EXERCISE DETAILS: Repeat only the lines below that run from the line with "Clone this chart in matplotlib." to the line with "renderer = fig.canvas.get_renderer()", ends included; skip every picture.

INFORMATION PROVIDED:
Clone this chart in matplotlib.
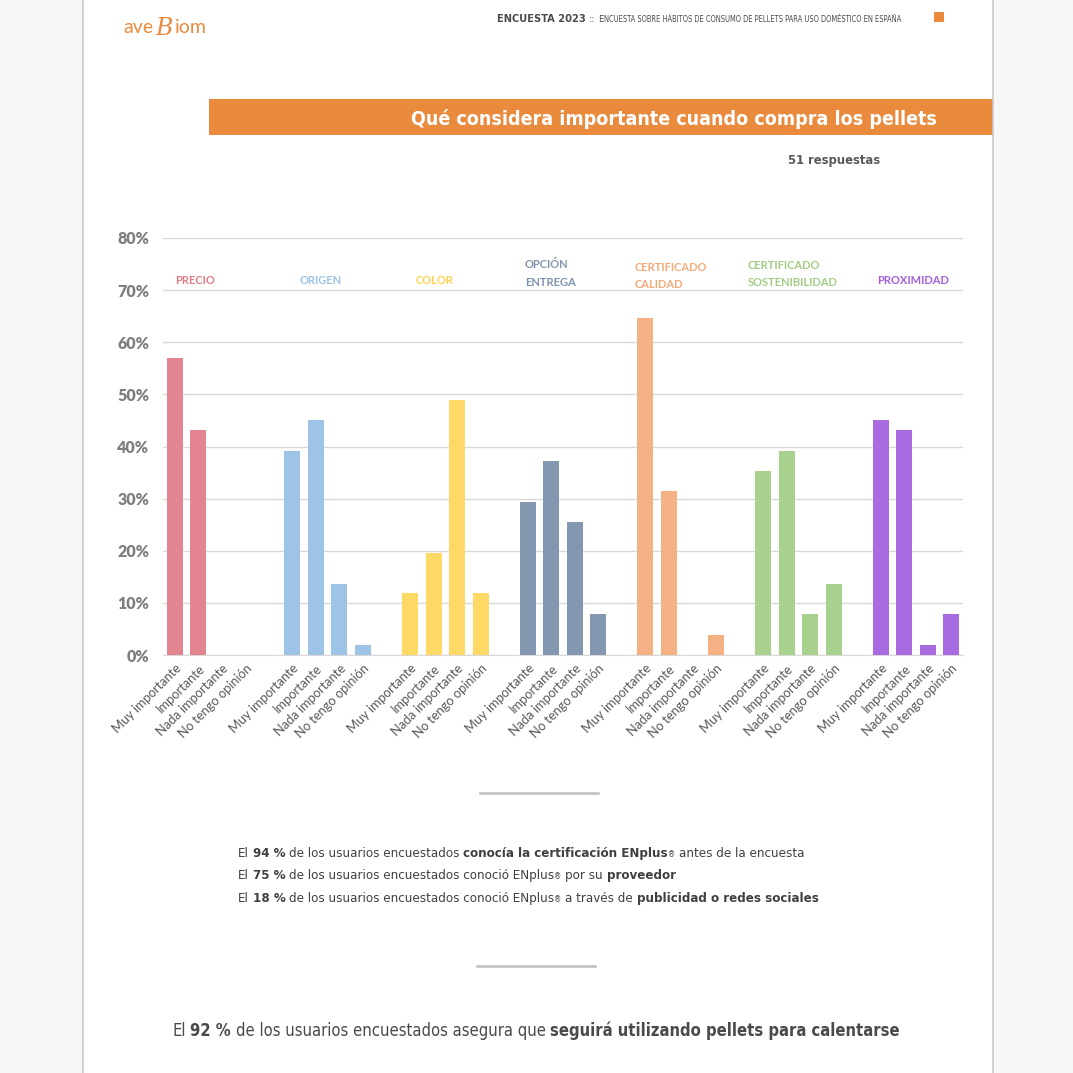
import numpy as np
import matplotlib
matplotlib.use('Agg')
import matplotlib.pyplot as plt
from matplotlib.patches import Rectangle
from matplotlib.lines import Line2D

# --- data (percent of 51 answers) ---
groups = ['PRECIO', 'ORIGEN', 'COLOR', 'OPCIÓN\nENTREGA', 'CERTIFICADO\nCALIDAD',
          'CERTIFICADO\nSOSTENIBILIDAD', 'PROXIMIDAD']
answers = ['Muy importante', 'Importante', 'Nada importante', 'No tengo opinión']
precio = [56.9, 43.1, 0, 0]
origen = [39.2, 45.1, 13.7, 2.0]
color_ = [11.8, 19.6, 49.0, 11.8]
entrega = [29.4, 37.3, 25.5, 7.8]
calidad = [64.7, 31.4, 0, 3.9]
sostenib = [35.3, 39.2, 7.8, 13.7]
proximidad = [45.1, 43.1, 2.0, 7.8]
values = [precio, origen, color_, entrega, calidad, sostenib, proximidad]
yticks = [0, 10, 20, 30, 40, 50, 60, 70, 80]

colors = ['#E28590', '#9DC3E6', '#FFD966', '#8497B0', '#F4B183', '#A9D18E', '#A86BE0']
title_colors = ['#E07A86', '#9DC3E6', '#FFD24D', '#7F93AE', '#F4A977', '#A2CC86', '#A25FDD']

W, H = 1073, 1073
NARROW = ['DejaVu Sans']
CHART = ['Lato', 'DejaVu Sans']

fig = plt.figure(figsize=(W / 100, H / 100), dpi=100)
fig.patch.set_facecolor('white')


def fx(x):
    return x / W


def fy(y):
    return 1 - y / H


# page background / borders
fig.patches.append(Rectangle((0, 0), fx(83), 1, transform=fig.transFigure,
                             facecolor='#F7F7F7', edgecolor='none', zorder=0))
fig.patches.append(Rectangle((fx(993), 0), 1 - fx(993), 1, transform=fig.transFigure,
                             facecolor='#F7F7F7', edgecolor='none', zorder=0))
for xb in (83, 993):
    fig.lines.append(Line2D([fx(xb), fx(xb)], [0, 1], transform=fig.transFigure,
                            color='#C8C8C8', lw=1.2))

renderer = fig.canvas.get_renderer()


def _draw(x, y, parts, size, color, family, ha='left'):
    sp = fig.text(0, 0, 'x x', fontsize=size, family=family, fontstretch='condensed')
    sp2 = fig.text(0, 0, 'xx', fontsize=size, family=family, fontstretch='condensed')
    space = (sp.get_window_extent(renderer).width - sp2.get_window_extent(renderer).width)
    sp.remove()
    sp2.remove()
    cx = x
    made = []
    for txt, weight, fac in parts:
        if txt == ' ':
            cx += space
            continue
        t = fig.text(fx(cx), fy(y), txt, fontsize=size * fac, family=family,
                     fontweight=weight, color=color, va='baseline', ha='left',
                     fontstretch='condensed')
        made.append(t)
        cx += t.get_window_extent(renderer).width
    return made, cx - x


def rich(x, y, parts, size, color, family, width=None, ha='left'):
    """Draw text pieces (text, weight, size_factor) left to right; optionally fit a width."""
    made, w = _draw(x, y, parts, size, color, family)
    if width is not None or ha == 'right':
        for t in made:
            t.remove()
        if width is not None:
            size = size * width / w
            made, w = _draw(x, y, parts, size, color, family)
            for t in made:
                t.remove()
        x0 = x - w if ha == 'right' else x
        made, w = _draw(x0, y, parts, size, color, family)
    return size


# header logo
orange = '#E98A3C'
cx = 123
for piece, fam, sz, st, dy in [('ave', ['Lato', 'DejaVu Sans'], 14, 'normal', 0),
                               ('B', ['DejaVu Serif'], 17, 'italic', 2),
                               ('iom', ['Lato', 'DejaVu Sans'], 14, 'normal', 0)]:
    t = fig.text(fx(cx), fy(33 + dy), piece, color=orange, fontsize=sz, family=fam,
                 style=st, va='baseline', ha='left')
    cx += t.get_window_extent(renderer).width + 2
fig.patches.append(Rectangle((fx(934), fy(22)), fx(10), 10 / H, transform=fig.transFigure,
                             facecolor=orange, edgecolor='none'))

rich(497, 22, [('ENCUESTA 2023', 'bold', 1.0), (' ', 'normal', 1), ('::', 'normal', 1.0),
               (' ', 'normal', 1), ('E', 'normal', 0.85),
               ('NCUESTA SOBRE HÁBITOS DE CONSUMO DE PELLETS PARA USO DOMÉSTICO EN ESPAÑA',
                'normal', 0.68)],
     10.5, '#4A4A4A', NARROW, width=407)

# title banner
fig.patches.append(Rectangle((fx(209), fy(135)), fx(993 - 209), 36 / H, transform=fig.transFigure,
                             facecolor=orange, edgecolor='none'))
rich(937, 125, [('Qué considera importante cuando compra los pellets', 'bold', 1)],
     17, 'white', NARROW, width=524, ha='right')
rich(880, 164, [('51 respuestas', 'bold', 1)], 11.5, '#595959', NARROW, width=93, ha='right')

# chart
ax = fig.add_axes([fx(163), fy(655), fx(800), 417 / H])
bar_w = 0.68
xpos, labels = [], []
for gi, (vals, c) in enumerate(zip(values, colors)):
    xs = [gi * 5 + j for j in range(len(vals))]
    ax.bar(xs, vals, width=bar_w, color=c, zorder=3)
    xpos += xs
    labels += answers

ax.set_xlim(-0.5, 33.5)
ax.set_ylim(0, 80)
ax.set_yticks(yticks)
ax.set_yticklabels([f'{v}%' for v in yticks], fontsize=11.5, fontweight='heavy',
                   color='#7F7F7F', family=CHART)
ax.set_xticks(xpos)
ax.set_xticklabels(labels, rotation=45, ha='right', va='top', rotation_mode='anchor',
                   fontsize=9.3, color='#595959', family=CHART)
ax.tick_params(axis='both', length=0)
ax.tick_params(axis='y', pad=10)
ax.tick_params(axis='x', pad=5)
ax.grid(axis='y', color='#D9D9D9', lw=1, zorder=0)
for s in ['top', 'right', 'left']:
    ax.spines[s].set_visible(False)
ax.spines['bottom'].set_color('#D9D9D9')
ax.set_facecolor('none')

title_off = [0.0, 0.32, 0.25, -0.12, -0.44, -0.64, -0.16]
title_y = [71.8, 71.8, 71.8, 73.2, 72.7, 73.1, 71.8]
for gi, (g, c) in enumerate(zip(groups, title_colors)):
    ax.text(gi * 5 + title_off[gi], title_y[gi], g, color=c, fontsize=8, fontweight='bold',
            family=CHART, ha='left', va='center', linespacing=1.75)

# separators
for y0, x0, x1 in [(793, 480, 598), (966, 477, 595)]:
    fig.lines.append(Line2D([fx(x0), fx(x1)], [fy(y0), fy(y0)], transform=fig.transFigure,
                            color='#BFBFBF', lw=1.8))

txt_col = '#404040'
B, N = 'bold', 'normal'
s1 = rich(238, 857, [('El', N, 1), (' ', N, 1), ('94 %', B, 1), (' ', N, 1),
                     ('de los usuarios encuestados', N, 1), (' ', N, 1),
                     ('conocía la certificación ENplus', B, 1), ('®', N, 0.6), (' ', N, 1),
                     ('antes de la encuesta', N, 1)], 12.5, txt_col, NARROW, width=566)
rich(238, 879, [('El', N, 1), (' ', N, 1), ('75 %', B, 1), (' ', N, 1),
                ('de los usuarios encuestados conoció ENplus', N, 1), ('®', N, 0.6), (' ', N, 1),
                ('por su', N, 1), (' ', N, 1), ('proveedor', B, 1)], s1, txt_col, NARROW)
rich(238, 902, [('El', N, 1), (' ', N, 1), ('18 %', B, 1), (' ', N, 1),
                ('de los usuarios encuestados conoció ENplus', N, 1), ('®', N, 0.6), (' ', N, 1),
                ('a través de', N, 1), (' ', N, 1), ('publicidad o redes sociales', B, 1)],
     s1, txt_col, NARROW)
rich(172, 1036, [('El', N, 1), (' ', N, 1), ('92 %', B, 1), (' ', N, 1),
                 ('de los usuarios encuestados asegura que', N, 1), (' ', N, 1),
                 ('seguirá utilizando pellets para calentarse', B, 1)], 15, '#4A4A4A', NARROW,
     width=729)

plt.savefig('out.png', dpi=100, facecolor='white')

* * *

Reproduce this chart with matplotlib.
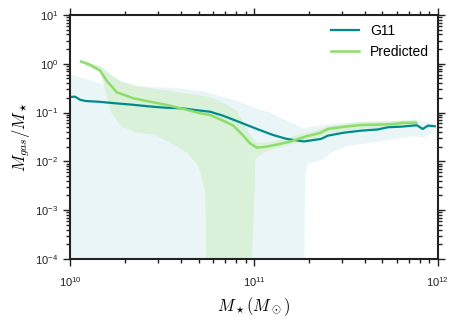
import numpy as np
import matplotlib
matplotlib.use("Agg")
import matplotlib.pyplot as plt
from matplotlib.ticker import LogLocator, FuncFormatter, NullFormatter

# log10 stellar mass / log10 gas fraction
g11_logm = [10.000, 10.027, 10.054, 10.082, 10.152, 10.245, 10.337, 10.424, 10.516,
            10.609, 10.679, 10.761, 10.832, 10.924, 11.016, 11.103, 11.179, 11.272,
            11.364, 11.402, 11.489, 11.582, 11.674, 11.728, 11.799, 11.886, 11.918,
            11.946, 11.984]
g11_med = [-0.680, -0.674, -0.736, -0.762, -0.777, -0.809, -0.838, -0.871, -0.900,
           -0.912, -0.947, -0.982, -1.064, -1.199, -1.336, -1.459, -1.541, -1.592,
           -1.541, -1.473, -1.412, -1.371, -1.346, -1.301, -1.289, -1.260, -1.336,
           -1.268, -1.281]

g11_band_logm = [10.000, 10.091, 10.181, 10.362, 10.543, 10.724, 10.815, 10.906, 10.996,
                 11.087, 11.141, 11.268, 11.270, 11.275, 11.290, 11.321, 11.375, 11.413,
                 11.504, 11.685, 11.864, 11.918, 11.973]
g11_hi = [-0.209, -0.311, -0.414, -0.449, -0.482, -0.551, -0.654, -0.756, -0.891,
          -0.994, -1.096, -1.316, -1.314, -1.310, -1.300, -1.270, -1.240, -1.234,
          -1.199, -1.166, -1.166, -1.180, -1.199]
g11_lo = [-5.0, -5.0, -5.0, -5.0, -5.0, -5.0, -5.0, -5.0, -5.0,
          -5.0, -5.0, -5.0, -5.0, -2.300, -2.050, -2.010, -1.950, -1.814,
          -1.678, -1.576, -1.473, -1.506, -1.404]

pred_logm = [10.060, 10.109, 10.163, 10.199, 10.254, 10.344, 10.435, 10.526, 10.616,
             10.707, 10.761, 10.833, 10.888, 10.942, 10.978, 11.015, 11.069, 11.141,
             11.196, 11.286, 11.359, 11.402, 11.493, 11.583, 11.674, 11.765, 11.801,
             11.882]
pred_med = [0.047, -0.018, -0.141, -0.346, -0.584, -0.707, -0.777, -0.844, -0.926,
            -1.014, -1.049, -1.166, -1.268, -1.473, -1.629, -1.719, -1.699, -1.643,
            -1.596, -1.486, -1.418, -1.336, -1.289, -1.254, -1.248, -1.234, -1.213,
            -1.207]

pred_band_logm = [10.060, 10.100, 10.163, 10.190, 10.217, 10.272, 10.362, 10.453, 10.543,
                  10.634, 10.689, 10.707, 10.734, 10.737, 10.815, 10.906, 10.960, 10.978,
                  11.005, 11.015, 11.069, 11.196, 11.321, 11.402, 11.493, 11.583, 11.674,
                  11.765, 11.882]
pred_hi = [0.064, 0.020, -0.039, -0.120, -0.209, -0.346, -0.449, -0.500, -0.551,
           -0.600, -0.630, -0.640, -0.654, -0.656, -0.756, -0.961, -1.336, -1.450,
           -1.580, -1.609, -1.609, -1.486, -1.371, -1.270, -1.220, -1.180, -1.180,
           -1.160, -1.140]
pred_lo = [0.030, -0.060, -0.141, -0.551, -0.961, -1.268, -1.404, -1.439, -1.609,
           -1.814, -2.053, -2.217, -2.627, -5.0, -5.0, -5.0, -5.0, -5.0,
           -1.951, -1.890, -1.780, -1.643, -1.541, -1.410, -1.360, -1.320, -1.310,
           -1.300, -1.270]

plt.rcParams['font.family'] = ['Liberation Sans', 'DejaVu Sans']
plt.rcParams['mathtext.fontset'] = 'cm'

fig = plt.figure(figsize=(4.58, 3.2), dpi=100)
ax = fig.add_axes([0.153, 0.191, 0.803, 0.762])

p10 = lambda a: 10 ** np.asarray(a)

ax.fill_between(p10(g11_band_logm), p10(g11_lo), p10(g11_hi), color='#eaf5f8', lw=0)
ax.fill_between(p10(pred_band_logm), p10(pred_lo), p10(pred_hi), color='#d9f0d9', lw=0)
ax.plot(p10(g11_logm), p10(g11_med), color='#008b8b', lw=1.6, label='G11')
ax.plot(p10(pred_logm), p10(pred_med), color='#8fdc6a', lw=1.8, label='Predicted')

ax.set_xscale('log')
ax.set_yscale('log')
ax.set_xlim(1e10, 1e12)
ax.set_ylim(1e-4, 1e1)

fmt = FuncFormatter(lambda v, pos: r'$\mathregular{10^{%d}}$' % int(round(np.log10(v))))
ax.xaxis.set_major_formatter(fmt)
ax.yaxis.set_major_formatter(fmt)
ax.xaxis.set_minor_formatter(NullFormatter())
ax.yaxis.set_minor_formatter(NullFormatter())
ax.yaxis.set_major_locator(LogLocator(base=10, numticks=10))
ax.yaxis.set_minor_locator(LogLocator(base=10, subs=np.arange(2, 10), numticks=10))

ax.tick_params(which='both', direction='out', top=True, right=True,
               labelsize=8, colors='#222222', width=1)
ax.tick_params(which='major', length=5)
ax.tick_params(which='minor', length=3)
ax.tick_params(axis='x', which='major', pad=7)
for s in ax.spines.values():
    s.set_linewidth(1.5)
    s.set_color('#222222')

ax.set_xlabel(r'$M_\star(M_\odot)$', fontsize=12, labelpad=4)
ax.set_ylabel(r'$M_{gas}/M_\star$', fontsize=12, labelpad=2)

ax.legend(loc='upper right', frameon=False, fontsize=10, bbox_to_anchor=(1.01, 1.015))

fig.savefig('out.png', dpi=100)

...

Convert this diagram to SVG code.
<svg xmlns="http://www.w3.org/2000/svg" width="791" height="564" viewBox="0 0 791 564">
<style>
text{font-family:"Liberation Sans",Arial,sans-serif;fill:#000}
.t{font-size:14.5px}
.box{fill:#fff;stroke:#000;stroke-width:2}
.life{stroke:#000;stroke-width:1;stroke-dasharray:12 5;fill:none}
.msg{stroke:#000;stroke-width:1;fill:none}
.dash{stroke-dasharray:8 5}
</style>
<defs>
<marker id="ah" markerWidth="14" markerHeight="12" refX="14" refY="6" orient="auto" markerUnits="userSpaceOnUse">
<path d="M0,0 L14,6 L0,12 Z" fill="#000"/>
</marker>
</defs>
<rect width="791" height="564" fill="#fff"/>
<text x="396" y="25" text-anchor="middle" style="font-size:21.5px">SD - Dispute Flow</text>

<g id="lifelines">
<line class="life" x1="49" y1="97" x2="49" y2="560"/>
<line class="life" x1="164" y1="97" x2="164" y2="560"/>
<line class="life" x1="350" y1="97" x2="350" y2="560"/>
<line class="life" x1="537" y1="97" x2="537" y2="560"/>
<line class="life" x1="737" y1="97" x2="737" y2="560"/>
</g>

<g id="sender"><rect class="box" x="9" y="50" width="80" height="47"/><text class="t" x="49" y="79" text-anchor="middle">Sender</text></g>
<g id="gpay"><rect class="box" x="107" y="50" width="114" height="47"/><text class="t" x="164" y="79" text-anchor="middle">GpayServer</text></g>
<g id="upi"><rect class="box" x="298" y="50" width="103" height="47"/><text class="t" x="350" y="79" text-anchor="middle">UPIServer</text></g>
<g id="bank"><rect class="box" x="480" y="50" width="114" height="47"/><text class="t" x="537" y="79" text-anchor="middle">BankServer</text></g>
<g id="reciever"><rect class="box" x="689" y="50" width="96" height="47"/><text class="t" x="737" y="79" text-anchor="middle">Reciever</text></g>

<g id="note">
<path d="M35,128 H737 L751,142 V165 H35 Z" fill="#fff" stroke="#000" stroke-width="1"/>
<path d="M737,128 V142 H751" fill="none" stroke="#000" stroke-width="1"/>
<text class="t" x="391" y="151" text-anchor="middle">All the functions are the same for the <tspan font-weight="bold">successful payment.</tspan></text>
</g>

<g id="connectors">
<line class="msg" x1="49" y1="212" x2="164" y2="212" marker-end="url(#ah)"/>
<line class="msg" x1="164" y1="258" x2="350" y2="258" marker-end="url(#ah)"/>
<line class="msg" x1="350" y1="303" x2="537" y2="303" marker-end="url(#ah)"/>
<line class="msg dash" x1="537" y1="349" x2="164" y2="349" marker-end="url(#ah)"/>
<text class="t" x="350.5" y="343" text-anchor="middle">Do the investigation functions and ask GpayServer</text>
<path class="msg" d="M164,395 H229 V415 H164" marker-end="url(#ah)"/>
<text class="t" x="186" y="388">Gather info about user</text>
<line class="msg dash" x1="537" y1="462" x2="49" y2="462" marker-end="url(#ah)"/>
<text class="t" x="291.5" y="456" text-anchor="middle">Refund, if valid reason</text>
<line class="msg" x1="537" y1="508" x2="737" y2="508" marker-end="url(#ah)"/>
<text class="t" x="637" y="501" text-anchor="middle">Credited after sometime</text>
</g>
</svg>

EXERCISE RESPONSE:
Clone this chart in matplotlib.
import numpy as np
import matplotlib
matplotlib.use('Agg')
import matplotlib.pyplot as plt
from matplotlib.patches import Rectangle
from matplotlib.lines import Line2D

# --- data (percent of 51 answers) ---
groups = ['PRECIO', 'ORIGEN', 'COLOR', 'OPCIÓN\nENTREGA', 'CERTIFICADO\nCALIDAD',
          'CERTIFICADO\nSOSTENIBILIDAD', 'PROXIMIDAD']
answers = ['Muy importante', 'Importante', 'Nada importante', 'No tengo opinión']
precio = [56.9, 43.1, 0, 0]
origen = [39.2, 45.1, 13.7, 2.0]
color_ = [11.8, 19.6, 49.0, 11.8]
entrega = [29.4, 37.3, 25.5, 7.8]
calidad = [64.7, 31.4, 0, 3.9]
sostenib = [35.3, 39.2, 7.8, 13.7]
proximidad = [45.1, 43.1, 2.0, 7.8]
values = [precio, origen, color_, entrega, calidad, sostenib, proximidad]
yticks = [0, 10, 20, 30, 40, 50, 60, 70, 80]

colors = ['#E28590', '#9DC3E6', '#FFD966', '#8497B0', '#F4B183', '#A9D18E', '#A86BE0']
title_colors = ['#E07A86', '#9DC3E6', '#FFD24D', '#7F93AE', '#F4A977', '#A2CC86', '#A25FDD']

W, H = 1073, 1073
NARROW = ['DejaVu Sans']
CHART = ['Lato', 'DejaVu Sans']

fig = plt.figure(figsize=(W / 100, H / 100), dpi=100)
fig.patch.set_facecolor('white')


def fx(x):
    return x / W


def fy(y):
    return 1 - y / H


# page background / borders
fig.patches.append(Rectangle((0, 0), fx(83), 1, transform=fig.transFigure,
                             facecolor='#F7F7F7', edgecolor='none', zorder=0))
fig.patches.append(Rectangle((fx(993), 0), 1 - fx(993), 1, transform=fig.transFigure,
                             facecolor='#F7F7F7', edgecolor='none', zorder=0))
for xb in (83, 993):
    fig.lines.append(Line2D([fx(xb), fx(xb)], [0, 1], transform=fig.transFigure,
                            color='#C8C8C8', lw=1.2))

renderer = fig.canvas.get_renderer()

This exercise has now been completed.